An estimate of the number of rows would be nice to have.
A function called cardinality_estimate() or something of that nature
seems more natural than count(*)


Re: Improving count(*)

From
Gavin Sherry
Date:
On Fri, 18 Nov 2005, Simon Riggs wrote:

> >From here, another proposal. We have a GUC called count_uses_estimate
> that is set to off by default. If set to true, then a count(*) will use
> the planner logic to estimate number of rows in the table and return
> that as the answer, rather than actually count the row. Unless analyze
> statistics are not available, in which case it does the real count.

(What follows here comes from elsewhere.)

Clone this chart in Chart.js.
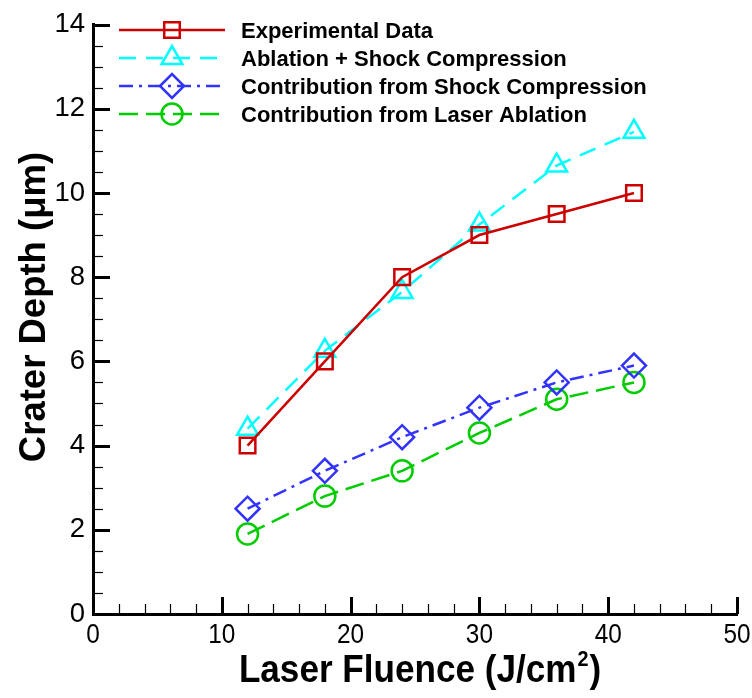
<!DOCTYPE html>
<html>
<head>
<meta charset="utf-8">
<title>Crater depth vs laser fluence</title>
<script src="https://cdn.jsdelivr.net/npm/chart.js@4/dist/chart.umd.min.js"></script>
<style>
  html, body { margin: 0; padding: 0; background: #fff; }
  #wrap { width: 752px; height: 698px; }
</style>
</head>
<body>
<div id="wrap"><canvas id="chart" width="752" height="698"></canvas></div>
<script>
// fluence values (J/cm^2) and measured / modelled crater depth (um)
const fluence = [12, 18, 24, 30, 36, 42];
const experimental = [4.0, 6.0, 8.0, 9.0, 9.5, 10.0];
const ablationShock = [4.4, 6.25, 7.65, 9.25, 10.65, 11.45];
const shockPart = [2.5, 3.4, 4.2, 4.9, 5.5, 5.9];
const laserPart = [1.9, 2.8, 3.4, 4.3, 5.1, 5.5];

const seriesNames = [
  'Experimental Data',
  'Ablation + Shock Compression',
  'Contribution from Shock Compression',
  'Contribution from Laser Ablation'
];

const xMajor = [0, 10, 20, 30, 40, 50];
const yMajor = [0, 2, 4, 6, 8, 10, 12, 14];
const xMinorStep = 2;
const yMinorStep = 0.5;

const FONT = '"Liberation Sans", Arial, Helvetica, sans-serif';

function pts(ys) {
  return fluence.map((x, i) => ({ x: x, y: ys[i] }));
}

function series(label, data, color, dash, style, radius) {
  return {
    label: label,
    data: pts(data),
    borderColor: color,
    borderWidth: 2.5,
    borderDash: dash,
    pointStyle: style,
    pointRadius: radius,
    pointBorderColor: color,
    pointBackgroundColor: 'rgba(0,0,0,0)',
    pointBorderWidth: 2.5,
    fill: false,
    tension: 0
  };
}

const datasets = [
  series(seriesNames[0], experimental, '#cc0000', [], 'rect', 11),
  series(seriesNames[1], ablationShock, '#00ffff', [17, 10], 'triangle', 12),
  series(seriesNames[2], shockPart, '#3333ff', [14, 6, 3, 6], 'rectRot', 12),
  series(seriesNames[3], laserPart, '#00cc00', [19, 8], 'circle', 10.5)
];

// text squeezed horizontally (the plot used a condensed face)
function narrowText(ctx, text, x, y, sx) {
  ctx.save();
  ctx.translate(x, y);
  ctx.scale(sx, 1);
  ctx.fillText(text, 0, 0);
  ctx.restore();
}

// inward pointing major/minor ticks plus the x tick labels
const innerTicks = {
  id: 'innerTicks',
  afterDatasetsDraw(chart) {
    const ctx = chart.ctx;
    const xs = chart.scales.x, ys = chart.scales.y;
    const left = chart.chartArea.left, bottom = chart.chartArea.bottom;
    ctx.save();
    ctx.strokeStyle = '#000';
    for (let v = xs.min; v <= xs.max + 1e-9; v += xMinorStep) {
      const major = xMajor.includes(Math.round(v * 100) / 100);
      const px = Math.round(xs.getPixelForValue(v)) + 0.5;
      ctx.lineWidth = major ? 3 : 1.2;
      ctx.beginPath();
      ctx.moveTo(px, bottom);
      ctx.lineTo(px, bottom - (major ? 17 : 10));
      ctx.stroke();
    }
    for (let v = ys.min; v <= ys.max + 1e-9; v += yMinorStep) {
      const major = yMajor.includes(Math.round(v * 100) / 100);
      const py = Math.round(ys.getPixelForValue(v)) + 0.5;
      ctx.lineWidth = major ? 3 : 1.2;
      ctx.beginPath();
      ctx.moveTo(left, py);
      ctx.lineTo(left + (major ? 17 : 10), py);
      ctx.stroke();
    }

    ctx.fillStyle = '#000';
    ctx.font = '28px ' + FONT;
    ctx.textAlign = 'center';
    ctx.textBaseline = 'alphabetic';
    xMajor.forEach(v => {
      narrowText(ctx, String(v), xs.getPixelForValue(v), bottom + 29, 0.87);
    });
    ctx.restore();
  }
};

// axis titles
const axisTitles = {
  id: 'axisTitles',
  afterDraw(chart) {
    const ctx = chart.ctx;
    const sx = 0.9;
    ctx.save();
    ctx.fillStyle = '#000';
    ctx.textBaseline = 'alphabetic';
    ctx.textAlign = 'left';

    // x title with superscript 2
    const bigFont = 'bold 39px ' + FONT;
    const supFont = 'bold 22px ' + FONT;
    const partA = 'Laser Fluence (J/cm';
    const partB = ')';
    ctx.font = bigFont;
    const wA = ctx.measureText(partA).width * sx;
    const wB = ctx.measureText(partB).width * sx;
    ctx.font = supFont;
    const wS = ctx.measureText('2').width * sx;
    const x0 = 419 - (wA + wS + wB) / 2;
    const base = 682;
    ctx.font = bigFont;
    narrowText(ctx, partA, x0, base, sx);
    ctx.font = supFont;
    narrowText(ctx, '2', x0 + wA + 1, base - 16, sx);
    ctx.font = bigFont;
    narrowText(ctx, partB, x0 + wA + wS + 2, base, sx);

    // y title
    ctx.translate(35, 307);
    ctx.rotate(-Math.PI / 2);
    ctx.font = 'bold 36.5px ' + FONT;
    ctx.textAlign = 'center';
    ctx.textBaseline = 'middle';
    ctx.fillText('Crater Depth (\u03bcm)', 0, 0);
    ctx.restore();
  }
};

// legend in the upper left of the plot: line sample, marker, label
const plotLegend = {
  id: 'plotLegend',
  afterDraw(chart) {
    const ctx = chart.ctx;
    const rows = [30, 58, 86, 114];
    const lineX0 = 119, lineX1 = 225, markX = 172, textX = 241;
    ctx.save();
    chart.data.datasets.forEach((ds, i) => {
      const y = rows[i];
      ctx.strokeStyle = ds.borderColor;
      ctx.lineWidth = ds.borderWidth;
      ctx.setLineDash(ds.borderDash);
      ctx.beginPath();
      ctx.moveTo(lineX0, y);
      ctx.lineTo(lineX1, y);
      ctx.stroke();
      ctx.setLineDash([]);
      ctx.fillStyle = 'rgba(0,0,0,0)';
      ctx.strokeStyle = ds.pointBorderColor;
      ctx.lineWidth = ds.pointBorderWidth;
      Chart.helpers.drawPoint(ctx, {
        pointStyle: ds.pointStyle,
        radius: ds.pointRadius,
        rotation: 0,
        borderWidth: ds.pointBorderWidth
      }, markX, y);
      ctx.fillStyle = '#000';
      ctx.font = 'bold 22px ' + FONT;
      ctx.textAlign = 'left';
      ctx.textBaseline = 'alphabetic';
      ctx.fillText(ds.label, textX, y + 8);
    });
    ctx.restore();
  }
};

new Chart(document.getElementById('chart'), {
  type: 'line',
  data: { datasets: datasets },
  options: {
    responsive: false,
    animation: false,
    devicePixelRatio: 1,
    layout: { padding: { left: 0, top: 20, right: 15, bottom: 0 } },
    plugins: {
      legend: { display: false },
      tooltip: { enabled: false }
    },
    scales: {
      x: {
        type: 'linear',
        min: 0,
        max: 50,
        grid: { display: false, drawTicks: false },
        border: { display: true, color: '#000', width: 3 },
        ticks: { stepSize: 10, display: false },
        afterFit(scale) { scale.height = 84; }
      },
      y: {
        type: 'linear',
        min: 0,
        max: 14,
        grid: { display: false, drawTicks: false },
        border: { display: true, color: '#000', width: 3 },
        ticks: {
          stepSize: 2,
          padding: 8,
          color: '#000',
          font: { family: FONT, size: 27.5 }
        },
        afterFit(scale) { scale.width = 93; }
      }
    }
  },
  plugins: [innerTicks, axisTitles, plotLegend]
});
</script>
</body>
</html>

I'm finishing off a tablesample patch a grad student on #postgresql was
working on.

template1=# select count(*)*100 from a tablesample system(1) repeatable
(2);?column?
---------- 8371100
(1 row)

Time: 6366.757 ms
template1=# select count(*)*50 from a tablesample system(2) repeatable
(11);?column?
---------- 8453550
(1 row)

Time: 10521.871 ms
template1=# select count(*)*10 from a tablesample system(10) repeatable
(3);?column?
---------- 8314350
(1 row)

Time: 28744.498 ms
template1=# select count(*) from a; count
---------8388608
(1 row)

Time: 33897.857 ms


Seems like a better solution. I can finish the patch pretty soon. I need
to contact the original author, who has disappeared, but I'll send it over
to you.

Gavin


Re: Improving count(*)

From
mark@mark.mielke.cc
Date:
Probably obvious, and already mentioned, count(*) isn't the only query
that would benefit from visibility information in the index. It's
rather unfortunate that MVCC requires table lookups, when all values
queried or matched are found in the index key itself. The idea of an
all index table is appealing to me for some applications (Oracle
supports this, I believe?). In effect, a sorted, and searchable table,
that doesn't double in size, just because it is indexed.

So what's the real cost here? Larger index size to include the
visibility information (optional?) and UPDATE/DELETE need to
set expirations on the index rows as well as the table rows,
for only the indexes that have visibility information? A flag
in the table structure in memory to know whether the table has
any indexes with visibility information that require updating?

It doesn't sound that bad to me. Perhaps I just don't know better? :-)

The per-block counts idea, seem useful to me. A database that
frequently modifies every page of an index, would seem
inefficient. What if the per-block counts were kept, but associated
with index blocks instead of table blocks, for indexes that maintain
visibility information? The per-block counts only need to be able to
provide enough information for the reader to know whether the count is
valid, or invalid, perhaps updated at vacuum time?

The idea of a partial index, that keeps this information (visibility
information + per-block live row count cache) seems fascinating to
me. Many new optimization opportunities to hang myself with... :-)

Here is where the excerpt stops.